Metric methods in approximation algorithms

In recent years we have witnessed a fascinating and fruitful confluence of the theory of metric spaces and theoretical computer science. The results of this thesis lie in this intersection.; In the first part of the thesis, we look at the problem of embedding metrics into a linear combination of trees. Improving on a result of Bartal, we show that any metric embeds into a distribution over dominating tree metrics with distortion at most O(log n). Our distortion bound matches the known lower bound and settles a decade old question. It leads to improved approximation and online algorithms for numerous problems and gives an alternate proof of Bourgain's theorem for ℓ1. Our techniques also settle the question of the performance of divide-and-conquer type approximation algorithms. As a result, we get improved approximation algorithms for yet more problems.; The second part of the thesis studies a natural notion of the dimension of an abstract metric space.
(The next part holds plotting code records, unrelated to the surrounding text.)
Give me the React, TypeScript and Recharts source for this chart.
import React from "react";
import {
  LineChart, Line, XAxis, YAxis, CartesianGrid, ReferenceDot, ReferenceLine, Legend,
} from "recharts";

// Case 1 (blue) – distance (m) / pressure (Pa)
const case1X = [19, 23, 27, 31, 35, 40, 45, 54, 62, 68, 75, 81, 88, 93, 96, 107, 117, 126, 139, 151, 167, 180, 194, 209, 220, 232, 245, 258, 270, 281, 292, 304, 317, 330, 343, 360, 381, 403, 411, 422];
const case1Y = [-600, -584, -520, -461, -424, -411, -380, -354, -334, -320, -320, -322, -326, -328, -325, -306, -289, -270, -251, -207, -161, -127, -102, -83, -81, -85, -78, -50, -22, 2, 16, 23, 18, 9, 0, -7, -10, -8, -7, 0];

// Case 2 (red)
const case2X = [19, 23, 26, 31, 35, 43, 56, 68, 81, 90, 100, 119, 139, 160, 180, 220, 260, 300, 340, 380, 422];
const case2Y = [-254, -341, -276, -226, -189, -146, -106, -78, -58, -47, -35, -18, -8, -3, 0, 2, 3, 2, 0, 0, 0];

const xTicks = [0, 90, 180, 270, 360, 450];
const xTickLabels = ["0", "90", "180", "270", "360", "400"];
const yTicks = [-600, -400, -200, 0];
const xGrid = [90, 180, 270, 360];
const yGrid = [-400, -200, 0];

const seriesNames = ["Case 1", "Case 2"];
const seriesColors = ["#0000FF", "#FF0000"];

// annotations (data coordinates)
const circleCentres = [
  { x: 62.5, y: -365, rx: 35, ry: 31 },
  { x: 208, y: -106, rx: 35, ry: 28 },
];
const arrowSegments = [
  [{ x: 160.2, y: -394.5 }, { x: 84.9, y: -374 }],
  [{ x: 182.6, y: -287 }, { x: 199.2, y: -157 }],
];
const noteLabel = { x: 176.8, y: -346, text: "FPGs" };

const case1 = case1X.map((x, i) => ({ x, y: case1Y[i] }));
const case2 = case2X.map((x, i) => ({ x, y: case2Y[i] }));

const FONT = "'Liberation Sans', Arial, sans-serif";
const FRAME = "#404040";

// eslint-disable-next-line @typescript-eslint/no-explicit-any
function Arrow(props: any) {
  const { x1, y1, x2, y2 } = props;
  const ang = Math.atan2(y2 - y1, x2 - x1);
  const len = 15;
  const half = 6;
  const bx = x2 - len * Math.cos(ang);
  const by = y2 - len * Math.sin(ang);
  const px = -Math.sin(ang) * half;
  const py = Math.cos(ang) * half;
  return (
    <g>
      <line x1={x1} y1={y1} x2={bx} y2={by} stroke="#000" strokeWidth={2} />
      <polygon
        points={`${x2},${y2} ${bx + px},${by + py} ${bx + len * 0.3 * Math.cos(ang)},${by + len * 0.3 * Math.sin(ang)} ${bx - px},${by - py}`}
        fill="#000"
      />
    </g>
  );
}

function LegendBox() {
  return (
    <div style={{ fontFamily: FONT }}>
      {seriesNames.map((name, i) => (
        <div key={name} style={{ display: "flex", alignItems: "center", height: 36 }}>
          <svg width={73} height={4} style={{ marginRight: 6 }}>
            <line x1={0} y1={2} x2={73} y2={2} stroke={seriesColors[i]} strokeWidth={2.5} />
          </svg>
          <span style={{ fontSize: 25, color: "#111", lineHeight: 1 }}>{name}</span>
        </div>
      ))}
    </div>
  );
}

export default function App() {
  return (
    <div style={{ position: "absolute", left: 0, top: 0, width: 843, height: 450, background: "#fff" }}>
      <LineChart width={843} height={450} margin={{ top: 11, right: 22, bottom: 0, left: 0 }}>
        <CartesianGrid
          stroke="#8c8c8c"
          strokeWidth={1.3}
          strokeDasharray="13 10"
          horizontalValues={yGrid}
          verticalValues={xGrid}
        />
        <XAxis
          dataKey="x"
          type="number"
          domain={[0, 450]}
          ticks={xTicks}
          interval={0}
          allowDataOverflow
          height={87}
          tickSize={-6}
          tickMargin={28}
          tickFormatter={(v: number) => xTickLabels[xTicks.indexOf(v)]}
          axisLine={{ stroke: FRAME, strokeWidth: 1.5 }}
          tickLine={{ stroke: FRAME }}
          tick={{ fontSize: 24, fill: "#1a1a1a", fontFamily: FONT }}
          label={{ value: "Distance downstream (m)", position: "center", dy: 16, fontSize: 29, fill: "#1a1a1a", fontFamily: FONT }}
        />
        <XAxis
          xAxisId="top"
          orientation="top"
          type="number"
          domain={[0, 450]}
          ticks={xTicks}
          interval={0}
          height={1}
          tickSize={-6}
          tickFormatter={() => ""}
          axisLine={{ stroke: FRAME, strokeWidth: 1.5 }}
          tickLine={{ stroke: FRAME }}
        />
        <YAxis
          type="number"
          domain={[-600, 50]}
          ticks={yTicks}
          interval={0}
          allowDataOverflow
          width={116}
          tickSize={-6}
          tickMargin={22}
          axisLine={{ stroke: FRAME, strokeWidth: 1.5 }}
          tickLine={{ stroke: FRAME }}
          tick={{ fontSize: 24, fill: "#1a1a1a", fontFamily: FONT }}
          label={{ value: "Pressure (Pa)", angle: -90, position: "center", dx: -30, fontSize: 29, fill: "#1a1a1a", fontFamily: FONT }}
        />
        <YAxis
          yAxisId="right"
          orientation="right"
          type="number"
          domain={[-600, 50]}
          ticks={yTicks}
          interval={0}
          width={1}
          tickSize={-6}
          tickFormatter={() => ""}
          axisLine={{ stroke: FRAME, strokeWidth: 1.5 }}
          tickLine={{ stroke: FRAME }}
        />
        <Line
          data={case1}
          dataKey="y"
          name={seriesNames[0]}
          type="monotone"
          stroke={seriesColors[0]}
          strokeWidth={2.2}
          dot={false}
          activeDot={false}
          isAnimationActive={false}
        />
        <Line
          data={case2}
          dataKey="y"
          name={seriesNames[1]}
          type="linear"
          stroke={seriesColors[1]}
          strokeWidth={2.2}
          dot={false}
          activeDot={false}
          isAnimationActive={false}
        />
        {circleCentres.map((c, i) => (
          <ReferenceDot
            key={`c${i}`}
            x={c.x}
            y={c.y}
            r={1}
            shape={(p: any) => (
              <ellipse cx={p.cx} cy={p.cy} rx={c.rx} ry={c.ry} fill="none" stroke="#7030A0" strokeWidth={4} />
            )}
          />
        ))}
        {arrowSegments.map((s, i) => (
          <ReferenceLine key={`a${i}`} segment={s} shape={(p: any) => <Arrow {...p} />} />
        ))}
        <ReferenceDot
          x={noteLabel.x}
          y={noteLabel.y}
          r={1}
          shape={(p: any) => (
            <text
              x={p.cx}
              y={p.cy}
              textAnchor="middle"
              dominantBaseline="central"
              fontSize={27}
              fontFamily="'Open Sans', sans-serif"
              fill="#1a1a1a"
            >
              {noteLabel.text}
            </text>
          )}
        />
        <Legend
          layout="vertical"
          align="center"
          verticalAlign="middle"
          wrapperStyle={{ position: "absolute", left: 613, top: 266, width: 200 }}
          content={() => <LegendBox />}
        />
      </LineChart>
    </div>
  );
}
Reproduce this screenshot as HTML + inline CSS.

Ideally, we would have liked to embed low dimensional abstract metric spaces into a low dimensional normed space, so as to the exploit the well studied algorithmic and structural properties of Euclidean and other normed spaces. While that may be difficult, we show how to bypass the embedding for several applications by generalizing several results for low dimensional Euclidean metrics to low dimensional abstract metrics. In particular, we show that low dimensional abstract spaces admit quasipolynomial time approximation schemes for several optimization problems including the traveling salesman problem. We also show that such metrics have short distance labels, compact routing schemes and small spanners.